A full month of frenzied holiday extravagance requires a clear plate, so I’m ridding my notebook of some political leftovers.
When the Clark County Democratic Party hosted the Jefferson Jackson Dinner 12 days ago, the event was hyped for its unprecedented size and the presence of all eight presidential candidates. But some of the mishaps at the dinner were old hat to county Democrats.
At 4:50 p.m., just minutes before the CNN presidential debate was to begin at UNLV, the scene at the Paris-Las Vegas convention area was more akin to the 1968 Democratic National Convention, albeit with the rabble rousers in formal attire.
Registration lists had been lost. The doors to the debate-watching reception were still closed, and several men argued vociferously with Erin Bilbray-Kohn, the event organizer, who had the unfortunate task of handing out credentials to those at the end of the alphabet.
To be certain, nobody anticipated a crowd of 2,300 — registrations increased by 600 in a matter of two days, requiring the hotel to “knock out a wall” to make more space in the ballroom.
To be fair, no one could have pulled off such a monstrous event with a year’s planning, let alone a measly three months of work.
But the county party failed to attract much national press, and those who arrived post-debate in time for speeches by Sens. Joe Biden, Barack Obama and Hillary Clinton would have had to rent a room to file reports because the hotel lacked Wi-Fi.
Even local media were stymied by the lack of technology and the 7 p.m. closing of the business center. Thankfully, resourceful journalists and good public relations officials can work things out despite all the best efforts of the Democrats to screw it up.

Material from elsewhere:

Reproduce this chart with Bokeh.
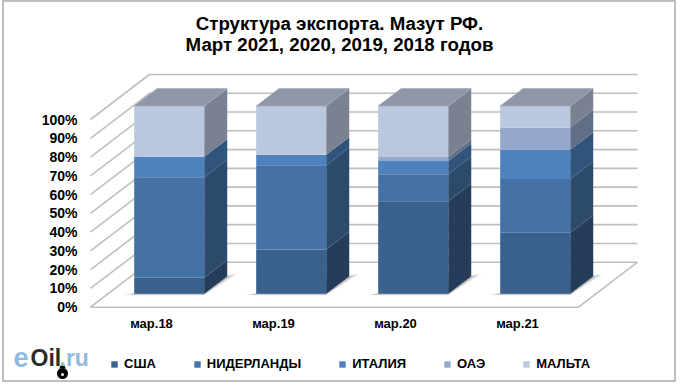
from bokeh.plotting import figure
from bokeh.embed import file_html
from bokeh.resources import INLINE
from bokeh.core.properties import value
from bokeh.models import Legend, LegendItem, Label

categories = ["мар.18", "мар.19", "мар.20", "мар.21"]
usa = [8.5, 23.6, 49.2, 32.5]
netherlands = [53.5, 44.9, 14.4, 28.6]
italy = [11.0, 5.5, 7.1, 15.6]
uae = [0.0, 0.0, 2.1, 11.8]
malta = [27.0, 26.0, 27.2, 11.5]
series_names = ["США", "НИДЕРЛАНДЫ", "ИТАЛИЯ", "ОАЭ", "МАЛЬТА"]
front_colors = ["#38618C", "#4472A6", "#4F81BD", "#95A9CF", "#B9C7DF"]
side_colors = ["#253D5B", "#2C4A6C", "#31547C", "#5F6F88", "#7A8292"]
top_color = "#8E96A8"
percent_ticks = [0, 10, 20, 30, 40, 50, 60, 70, 80, 90, 100]
title_lines = ["Структура экспорта. Мазут РФ.", "Март 2021, 2020, 2019, 2018 годов"]

PX_PER_CAT = 122.0
PX_PER_PCT = 1.877
DX = 59 / PX_PER_CAT
DY = 45 / PX_PER_PCT
BAR_HALF = 0.287
D0, D1 = 0.30, 0.69
GRID = "#BFBFBF"
W, H = 674, 382
FONT = value("Liberation Sans")

def cat_at(page_x):
    return (page_x - 90) / PX_PER_CAT - 0.5

def pct_at(page_y):
    return (306.7 - page_y) / PX_PER_PCT

def px(c, d):
    return c + d * DX

def py(v, d):
    return v + d * DY

p = figure(width=W, height=H, output_backend="svg", toolbar_location=None,
           x_range=(cat_at(2), cat_at(2 + W)), y_range=(pct_at(H), pct_at(0)),
           min_border=0, border_fill_color=None, background_fill_color=None)
p.margin = (0, 0, 0, 2)
p.styles = {"outline": "2px solid #BFBFBF", "outline-offset": "-2px"}
p.outline_line_color = None
p.grid.visible = False
p.axis.visible = False

# walls
for v in percent_ticks:
    p.line([px(-0.5, 0), px(-0.5, 1), px(3.5, 1)], [py(v, 0), py(v, 1), py(v, 1)],
           line_color=GRID, line_width=1.6)
p.line([px(-0.5, 0), px(3.5, 0), px(3.5, 1)], [py(0, 0), py(0, 0), py(0, 1)],
       line_color=GRID, line_width=1.6)

# shadows
for i in range(len(categories)):
    l, r = i - BAR_HALF, i + BAR_HALF
    for left, right, drop, a in [(0.095, 0.06, 0.8, 0.10), (0.07, 0.04, 0.6, 0.14), (0.045, 0.02, 0.4, 0.2)]:
        xs = [px(l - left, D0), px(r, D0), px(r + right, D1 + 0.05), px(r, D1)]
        ys = [py(-drop, D0), py(-drop, D0), py(0, D1 + 0.05), py(0, D1)]
        p.patch(xs, ys, fill_color="#404040", fill_alpha=a, line_color=None)

# bars
stack = [0.0] * len(categories)
front_renderers = []
all_series = [usa, netherlands, italy, uae, malta]
for s, vals in enumerate(all_series):
    fx, fy, sx, sy = [], [], [], []
    for i, v in enumerate(vals):
        l, r = i - BAR_HALF, i + BAR_HALF
        b, t = stack[i], stack[i] + v
        fx.append([px(l, D0), px(r, D0), px(r, D0), px(l, D0)])
        fy.append([py(b, D0), py(b, D0), py(t, D0), py(t, D0)])
        sx.append([px(r, D0), px(r, D1), px(r, D1), px(r, D0)])
        sy.append([py(b, D0), py(b, D1), py(t, D1), py(t, D0)])
        stack[i] = t
    p.patches(sx, sy, fill_color=side_colors[s], line_color=None)
    rend = p.patches(fx, fy, fill_color=front_colors[s], line_color=None)
    front_renderers.append(rend)

tx, ty = [], []
for i in range(len(categories)):
    l, r = i - BAR_HALF, i + BAR_HALF
    t = stack[i]
    tx.append([px(l, D0), px(r, D0), px(r, D1), px(l, D1)])
    ty.append([py(t, D0), py(t, D0), py(t, D1), py(t, D1)])
p.patches(tx, ty, fill_color=top_color, line_color="#A4ACBE", line_width=1, line_alpha=0.7)

# axis labels
p.text([cat_at(77)] * len(percent_ticks), percent_ticks, text=[f"{v}%" for v in percent_ticks],
       text_align="right", text_baseline="middle", text_font=FONT, text_font_style="bold",
       text_font_size="14px", text_color="#000000")
p.text(list(range(len(categories))), [pct_at(323)] * len(categories), text=categories,
       text_align="center", text_baseline="middle", text_font=FONT, text_font_style="bold",
       text_font_size="13px", text_color="#000000")

# title
p.text([cat_at(339)] * 2, [pct_at(23), pct_at(44)], text=title_lines,
       text_align="center", text_baseline="middle", text_font=FONT, text_font_style="bold",
       text_font_size="18.7px", text_color="#000000")

# legend
legend = Legend(items=[LegendItem(label=n, renderers=[r]) for n, r in zip(series_names, front_renderers)],
                orientation="horizontal", location=(108, 11), padding=0, margin=0, spacing=37,
                glyph_width=8, glyph_height=8, label_standoff=6,
                label_text_font="Liberation Sans", label_text_font_style="bold",
                label_text_font_size="13px", label_text_color="#000000",
                background_fill_alpha=0, border_line_color=None)
p.add_layout(legend)

# logo
for txt, x, col, size in [("e", 11, "#8FBBDF", "27px"), ("Oil", 28, "#2B2B2B", "23px"), (".ru", 57, "#8FBBDF", "23px")]:
    p.add_layout(Label(x=x, y=25, x_units="screen", y_units="screen", text=txt, text_color=col,
                       text_baseline="alphabetic", text_font="Liberation Sans",
                       text_font_style="bold", text_font_size=size))
p.scatter([cat_at(62)], [pct_at(373)], marker="circle", size=11, fill_color="#000000", line_color=None)
p.scatter([cat_at(62)], [pct_at(366)], marker="triangle", size=7, fill_color="#000000", line_color=None)
p.scatter([cat_at(62)], [pct_at(374)], marker="circle", size=3, fill_color="#FFFFFF", line_color=None)

open("out.html", "w").write(file_html(p, INLINE))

So here’s a belated thanks to the Harrah’s public relations team and catering manager. I filed my column on a catering computer in a back-of-the-house office. Apparently, I didn’t look that unusual. One employee came in and asked me for a pen and another for the weekend schedule.
County Chairman John Hunt called the pre-event registration nightmares “growing pains,” and suggested that the sheer size of the event outweighed any temporary setbacks. But the county party is also guilty of a little one-upmanship. The party strives to have its own building, and is hoping to flex enough muscle for the state party to notice.
The 2008 presidential campaign in Nevada — in advance of the state’s Jan. 19 caucuses and the run-up to the general election — will be of a magnitude that dwarfs any Jefferson Jackson Dinner or anything seen in the past two presidential cycles. Organization is key to any chance Democrats have of turning Nevada blue.
And thankfully for them, there’s still a whole year to prove Democratic organization in Clark County is not an oxymoron.
On “Cyber Monday” I visited various presidential Web sites for a look at their Nevada pages.
On the Republican side of the aisle, Mitt Romney’s attention to the Silver State is golden. Not only does the section have a local blog and information about how to get connected to the campaign and events, it also reminds Republicans they have until Dec. 19 to register for the caucus.
Rep. Ron Paul’s Nevada site is also well done, with similar information about the registration deadline and caucus process. He even stresses Nevada in his end-of-year fundraising pitch.
After five minutes on Rudy Giuliani’s official site, I couldn’t even find a special page for Iowa and New Hampshire, let alone Nevada.
John McCain is still building his Nevada team. His site asks you to fill out a form.
Fred Thompson’s been here, but he doesn’t list Nevada as an early state. Mike Huckabee has no Nevada focus; he’s spending his small capital in bigger Iowa.
On the Democratic side, most candidates have Nevada-specific sites, with Sen. Hillary Clinton (who else) taking the cake. Clinton’s site has numerous photos of her numerous events here. Assemblyman Ruben Kihuen’s endorsement is prominently featured, as are links to five specific Nevada coalitions for Clinton.
Sen. Barack Obama is “en la radio en Nevada.” He understands the local lingo, with a reference to “over the hump in Pahrump” and is outwardly encouraging all those restless Californians to come here in his “Drive to Nevada.” Utahns and Idahoans are also invited to hit Elko in mid-December for an organizing push.
John Edwards, New Mexico Gov. Bill Richardson and Sen. Joe Biden each have Nevada-passable sites, with less pizzazz than Clinton or Obama.
If the “Cyber Monday” winners are any indication of early-state votes, a Clinton-Romney match-up would emerge.
Then again, that’s why it’s called “cyber.” The real proof comes at caucus and primary time.